In a recent review for The Onion of Yo La Tengo’s new compliation, Prisoners of Love: A Smattering of Scintillating Senescent Songs 1984-2003, Noel Murray reflected on the impact of the band and its major-label-averse brethren, stating: “Indie rock in general has left little legacy, largely because the genre relies on individuals turning unique cases of rockophilia into sometimes-obscure personal statements. By making tiny models of the pop past they most want to live in, indie musicians don’t move rock forward in any appreciable way.”

It’s debatable how important it is for a particular artist to move rock forward, or how much that statement applies across the entire indie spectrum, but to my ears, it sounds like an incisive summation of what’s plagued pop ever since college rock morphed into indie rock. Many of the hippest sounds of today are actually loving recreations or recombinations of the past, and while that’s partially true about all music-making since music-making began, it now seems particularly acute in rock. Bands can presumably go on making good rock forever, but do we have a right to expect anything genuinely new from this style of music now that it’s over a half-century old? Jazz, a genre typically much more complex than rock, got started around the turn of the century and crashed into its dual-logical conclusions of free jazz (ideological purity at its extreme) and fusion (forsaking ideological purity for miscegenation) by the end of the ’60s. Since then, jazz has largely aped its greatest hits, and it’s no stretch to imagine that rock has entered the same phase.

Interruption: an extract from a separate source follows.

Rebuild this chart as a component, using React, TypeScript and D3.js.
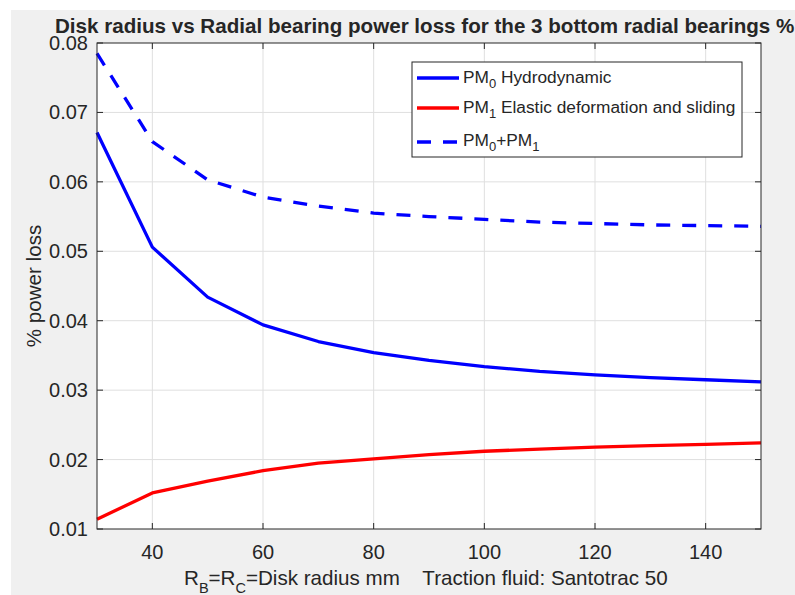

What better way to wash away such weighty existential thoughts than with a dose of pub rock? Often relegated to the status of footnote by its punk progeny, pub rock kept alive the vital flame of human imperfection in music at a time when it was being extinguished on all sides by prog’s virtuosity, soft-rock’s slickness, and glam’s elaborate fantasias. It was ugly music before the world was ready for it, and if punk’s originality and brute force made pub rock seem like necrophilia, time has been kinder to it than many of punk’s incompetent screamers. Austin’s Elizabeth McQueen certainly seems to favor it, if her second album, Happy Doing What We’re Doing, is any indication. A disc of pub rock covers with one original in the pile, Happy celebrates forgotten heroes like Ducks Deluxe, Brinsley Schwartz, Dr. Feelgood, and Eddie and the Hotrods, as well as better-known proponents like Elvis Costello and Nick Lowe. The album’s 13 songs play like a good night at a local bar, with McQueen’s sturdy voice gliding over the Firebrands’ clockwork grooves. In short, they know their stuff and have a good time showing it. McQueen and her band do enough to make the artists they salute feel suitably honored, a nifty accomplishment, indeed.

But even if the record’s titular claim is true, should we as rock fans be comparably pleased? Some will surely be contented with a set of good songs played well, but others could justifiably wonder about the value of an album expressing nostalgia for a movement that contained plenty of its own during its first wave. More troubling still is the smoothness of the performances. This plagues just about every rootsy album made since the ’80s, and if that gloriously rough-hewn mix of country, blues, and R&B can thrive in the digital era, convincing proof has yet to be produced. For all its basic pleasures, it’s a shame that Happy Doing What We’re Doing doesn’t provide evidence that pub rock is still a living tradition, or that we have any reason to expect something better from the genre than box sets and compilations of old favorites.